Парторг непонимающе посмотрел на меня и вдруг сказал: «А что, по-твоему, товарищ Сталин дурее нас с тобой? Раз на посылки разрешение дадено — нечего тут мудрить! Наша кровь подороже ихнего добра. Ты советский патриот, или кто?»
Мильт после со мной поговорил.
— Ларский, хошь философию разводить — твое дело. Другим больше достанется. Но сор чтоб из избы не выносил. Капитану Скопцову чтобы ни-ни… (Замечу вскользь, что Мильт, по совместительству, был в роте резидентом капитана Скопцова, полкового особиста. Он-то хорошо знал, что капитану можно говорить, а что нельзя.) О работе, возглавляемой Мильтом агентурной сети Скопцова, в которую, как комсорг, входил и я вместе с парторгом, речь пойдет впереди. Хочу только добавить, что парторг о нашем с ним разговоре насчет пролетарского интернационализма тут же доложил особисту. Он также просигнализировал в комсомольское бюро полка о наличии у меня «нездоровых настроений».

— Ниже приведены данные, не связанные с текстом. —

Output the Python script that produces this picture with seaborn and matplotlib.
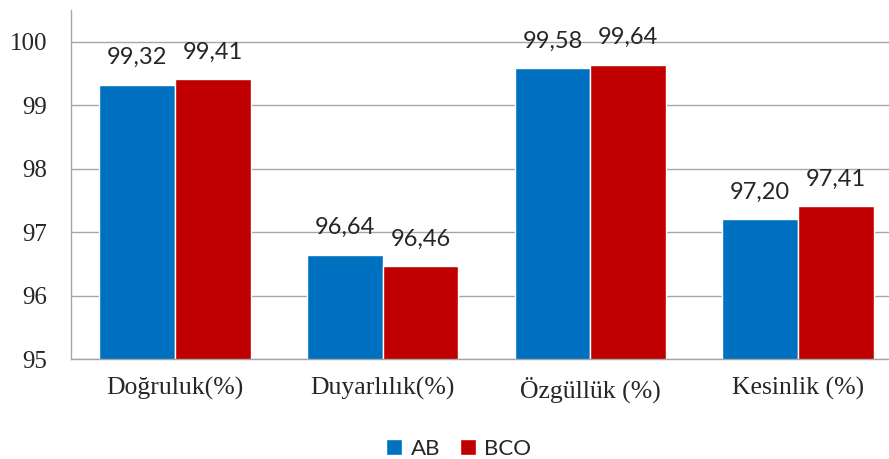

Вернусь, однако, к своей деятельности ротного придурка.
Полковой инженер взял меня в саперную роту в качестве заштатного писаря и связного против воли Мильта. Донской казак, он был «нутряным» антисемитом и к евреям относился с неким суеверным ужасом, подобным страху перед тарантулами. Однако, по его собственным словам, он умел с собой совладать, и чувства свои выражал весьма деликатно. Я, например, никогда от него не слышал слова «жид», а всегда — «ваша нация».
— Я вашу нацию наскрозь вижу, — обычно заявлял Мильт. — Как воротишься в Москву-то опосля войны, небось сразу в правительство полезешь!
— Блядь буду, не полезу, товарищ старшина! — божился я, но Мильт продолжал свое. Знал бы он, что я давным-давно побывал и в «наркомах» и в правительствах, и все это уже пройденный этап моей жизни. Но мало-помалу Мильт все-таки уразумел, что моя работа укрепляет позиции капитана Семыкина в вышестоящих инстанциях. Мильт держался на капитане, стало быть, в конечном счете, и я работал на него. Поэтому скрепя сердце он примирился с моим существованием.
Работа же моя заключалась в том, что я вел всю отчетность и документацию за полкового инженера Полежаева, который, будучи в обиде на судьбу, время от времени впадал в запой. То ли он был в плену, то ли в партизанах, но направление в полк он воспринял, как несправедливое понижение по службе. К тому же и дивинженер оказался его бывшим подчиненным, и этот факт еще больше бередил его душевную рану. В трезвом виде Василий Титович Полежаев был человеком весьма остроумным и интеллигентным, но в период запоя он страшно буйствовал, и если, не дай Бог, в руках у него оказывалось оружие, подступиться к нему бывало просто опасно.
— Я офицер германской армии! — кричал Василий Титович и стрелял в приближавшихся.
Он успел обучить меня составлению боевых донесений, схем и планов и затем на долгое время «отошел» от дел, предоставив мне полную свободу действий, и был очень доволен тем, что мне придется дурачить дивинженера, подделывая его подпись.
А я стал регулярно и в срок доставлять дивинженеру боевые донесения, отчеты и всю прочую документацию. Дело дошло до того, что наш полк начали ставить в пример по части инженерного обеспечения. Приказом командира дивизии полковому инженеру и командиру саперной роты была объявлена благодарность. Василий Титович смеялся до слез над дивинженером.